## Start Data
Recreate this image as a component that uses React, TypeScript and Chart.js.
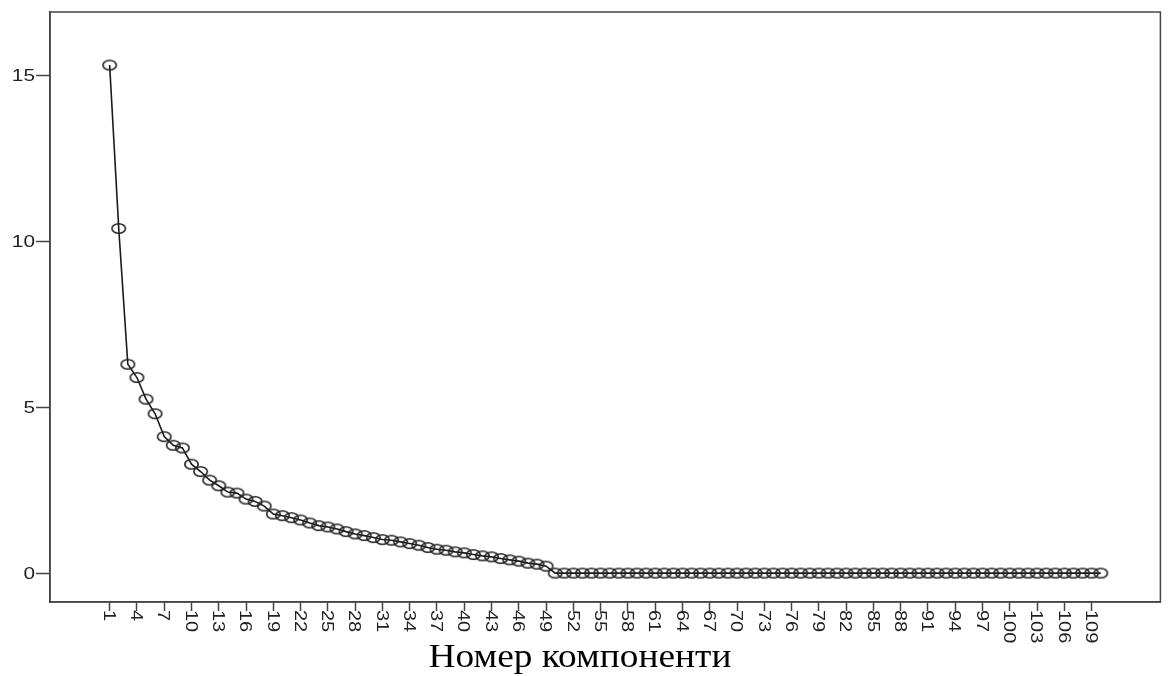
import React, { useEffect, useRef } from "react";
import { Chart, registerables } from "chart.js";

Chart.register(...registerables);

// Eigenvalues per component (scree plot)
const eigenvalues: number[] = [
  15.3, 10.38, 6.29, 5.89, 5.24, 4.8, 4.11, 3.85, 3.77, 3.28,
  3.06, 2.8, 2.63, 2.44, 2.41, 2.23, 2.16, 2.02, 1.78, 1.73,
  1.67, 1.6, 1.51, 1.43, 1.39, 1.33, 1.25, 1.18, 1.13, 1.07,
  1.01, 0.99, 0.94, 0.89, 0.84, 0.77, 0.72, 0.69, 0.64, 0.61,
  0.56, 0.52, 0.49, 0.44, 0.4, 0.36, 0.3, 0.27, 0.21, 0,
  0, 0, 0, 0, 0, 0, 0, 0, 0, 0,
  0, 0, 0, 0, 0, 0, 0, 0, 0, 0,
  0, 0, 0, 0, 0, 0, 0, 0, 0, 0,
  0, 0, 0, 0, 0, 0, 0, 0, 0, 0,
  0, 0, 0, 0, 0, 0, 0, 0, 0, 0,
  0, 0, 0, 0, 0, 0, 0, 0, 0, 0,
];

const components: number[] = eigenvalues.map((_, i) => i + 1);

const xTickLabels: number[] = [
  1, 4, 7, 10, 13, 16, 19, 22, 25, 28, 31, 34, 37, 40, 43, 46, 49, 52, 55,
  58, 61, 64, 67, 70, 73, 76, 79, 82, 85, 88, 91, 94, 97, 100, 103, 106, 109,
];
const yTickLabels: number[] = [0, 5, 10, 15];
const xAxisTitle = "Номер компоненти";

const LABEL_FONT = '16px "Liberation Sans", Arial, sans-serif';
const AXIS_COLOR = "#444";

function makeEllipse(): HTMLCanvasElement {
  const c = document.createElement("canvas");
  c.width = 17;
  c.height = 13;
  const ctx = c.getContext("2d")!;
  ctx.strokeStyle = "#222";
  ctx.lineWidth = 1.6;
  ctx.beginPath();
  ctx.ellipse(8.5, 6.5, 6.7, 4.7, 0, 0, Math.PI * 2);
  ctx.stroke();
  return c;
}

const labelsPlugin = {
  id: "customLabels",
  afterDraw(chart: any) {
    const { ctx, chartArea, scales } = chart;
    const xs = scales.x;
    const ys = scales.y;
    ctx.save();
    // frame
    ctx.strokeStyle = AXIS_COLOR;
    ctx.lineWidth = 1.5;
    ctx.strokeRect(
      chartArea.left,
      chartArea.top,
      chartArea.right - chartArea.left,
      chartArea.bottom - chartArea.top
    );
    ctx.fillStyle = "#222";
    ctx.font = LABEL_FONT;
    // y labels
    ctx.textAlign = "right";
    ctx.textBaseline = "alphabetic";
    for (const v of yTickLabels) {
      const y = ys.getPixelForValue(v);
      ctx.save();
      ctx.translate(35, y + 6);
      ctx.scale(1.3, 1);
      ctx.fillText(String(v), 0, 0);
      ctx.restore();
    }
    // x labels rotated clockwise
    ctx.textAlign = "left";
    for (const v of xTickLabels) {
      const x = xs.getPixelForValue(v);
      ctx.save();
      ctx.translate(x, chartArea.bottom + 8);
      ctx.rotate(Math.PI / 2);
      ctx.scale(1.25, 1);
      ctx.fillText(String(v), 0, 5.8);
      ctx.restore();
    }
    // axis title
    ctx.font = '34px "Liberation Serif", "Times New Roman", serif';
    ctx.fillStyle = "#000";
    ctx.textAlign = "center";
    ctx.translate(580, 667);
    ctx.scale(1.1, 1);
    ctx.fillText(xAxisTitle, 0, 0);
    ctx.restore();
  },
};

export default function App() {
  const ref = useRef<HTMLCanvasElement>(null);
  useEffect(() => {
    document.body.style.margin = "0";
    const point = makeEllipse();
    const chart = new Chart(ref.current!, {
      type: "line",
      data: {
        datasets: [
          {
            data: components.map((c, i) => ({ x: c, y: eigenvalues[i] })),
            borderColor: "#1a1a1a",
            borderWidth: 1.6,
            pointStyle: point as any,
            pointRadius: 6,
            backgroundColor: "transparent",
            tension: 0,
          },
        ],
      },
      options: {
        animation: false,
        responsive: false,
        maintainAspectRatio: false,
        layout: { padding: { top: 12, right: 2, left: 0, bottom: 0 } },
        plugins: {
          legend: { display: false },
          tooltip: { enabled: false },
          title: { display: false },
        },
        scales: {
          x: {
            type: "linear",
            min: -5.56,
            max: 116.56,
            afterBuildTicks: (scale: any) => {
              scale.ticks = xTickLabels.map((v) => ({ value: v }));
            },
            afterFit: (scale: any) => {
              scale.height = 74;
            },
            ticks: { display: false },
            grid: {
              display: true,
              drawOnChartArea: false,
              drawTicks: true,
              tickLength: 9,
              tickColor: AXIS_COLOR,
              tickWidth: 1.5,
            },
            border: { display: true, color: AXIS_COLOR, width: 1.5 },
          },
          y: {
            type: "linear",
            min: -0.87,
            max: 16.9,
            afterBuildTicks: (scale: any) => {
              scale.ticks = yTickLabels.map((v) => ({ value: v }));
            },
            afterFit: (scale: any) => {
              scale.width = 50;
            },
            ticks: { display: false },
            grid: {
              display: true,
              drawOnChartArea: false,
              drawTicks: true,
              tickLength: 14,
              tickColor: AXIS_COLOR,
              tickWidth: 1.5,
            },
            border: { display: true, color: AXIS_COLOR, width: 1.5 },
          },
        },
      },
      plugins: [labelsPlugin],
    });
    return () => chart.destroy();
  }, []);
  return (
    <div style={{ position: "fixed", left: 0, top: 0, width: 1168, height: 676, background: "#fff" }}>
      <canvas ref={ref} width={1168} height={676} />
    </div>
  );
}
## End Data
Write out exactly the opening lines of the data, stopping after the line that holds "Chart.register(...registerables);". Exclude pictures.

Task output -
Recreate this image as a component that uses React, TypeScript and Chart.js.
import React, { useEffect, useRef } from "react";
import { Chart, registerables } from "chart.js";

Chart.register(...registerables);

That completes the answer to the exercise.